Он встряхнул голосом, как человек, пытающийся стряхнуть с плеч пыль эпохи:
— Ты видел современные постановки? В театре — голые стены, три табуретки и актёр, который три часа орёт: “Я — мысль! Я — поток сознания!” А зритель сидит и понимает: мысль была у режиссёра ровно одна, как списать на эту радость бюджет и свалить до премьеры.
— А кино? — продолжает он. — Сейчас, Паша, талант в России считается вредным производственным фактором. Если у режиссёра что-то получается, то его немедленно начинают подозревать в нелояльности. Настоящее искусство сегодня опаснее роскоши: его не купишь, не пропьёшь, не украдёшь. Поэтому делают ставку на максимально безопасный продукт: сюжет на уровне пластилинового мультфильма, диалоги как в инструкции к стиральному порошку, и актёрская игра такая, что даже мебель выглядит эмоциональнее.
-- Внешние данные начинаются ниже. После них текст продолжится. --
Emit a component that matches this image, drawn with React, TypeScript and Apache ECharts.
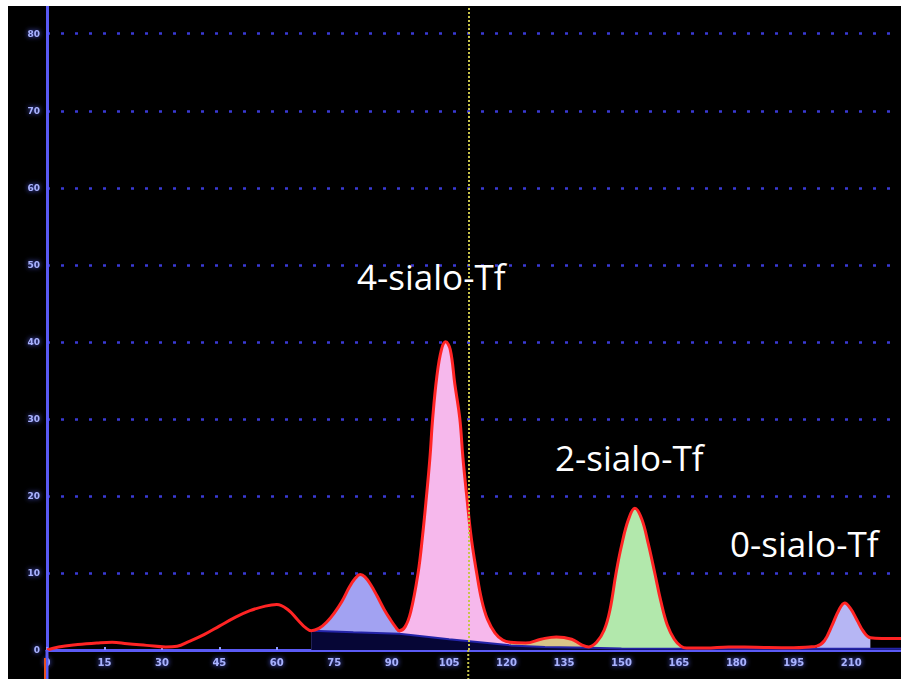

Он устало разгладил своё мифическое одеяло гения:
— А я что? Я вынужден мириться. Живу по правилам цирка-шапито, где каждый третий — “великий режиссёр”, потому что однажды снял ролик про берёзу, а каждый второй — “звезда театра”, потому что кричит громче всех. Сам понимаешь, если хочешь оставаться на плаву, надо быть не лучше остальных, а точно таким же, как они. Слишком сильно выделишься, и всё, вычеркнут, обвинят, что работаешь слишком качественно, и придётся возвращаться к классике, а это уже почти подполье.
— Вот и приходится принимать участие в этом параде примитивщины. Я уже не режиссёр, Паша. Я — специалист по контролируемому ухудшению культурного продукта. Снимаю так, чтобы было достаточно плохо, но не слишком хорошо. Хожу по театрам, проверяю: не дай Бог кто-то талант проявил — сразу закатываю глаза и шиплю: “Так нельзя, ребята, вы что, искусство создаёте?! Это же опасно! Будьте проще! Будьте тупее! Будьте, как все!”
Он вздохнул тяжело, как человек, которого принудили целовать Мавзолей по служебной необходимости:
— Так что не ругай меня. Я в системе. Я в обойме. Я в художественном аду, но с зарплатой. И знаешь… тут, внизу, тепло.
И замолчал.
Потому что... что ещё скажешь, когда гений объясняет, почему вынужден снимать так, будто у него отключили талант за неуплату?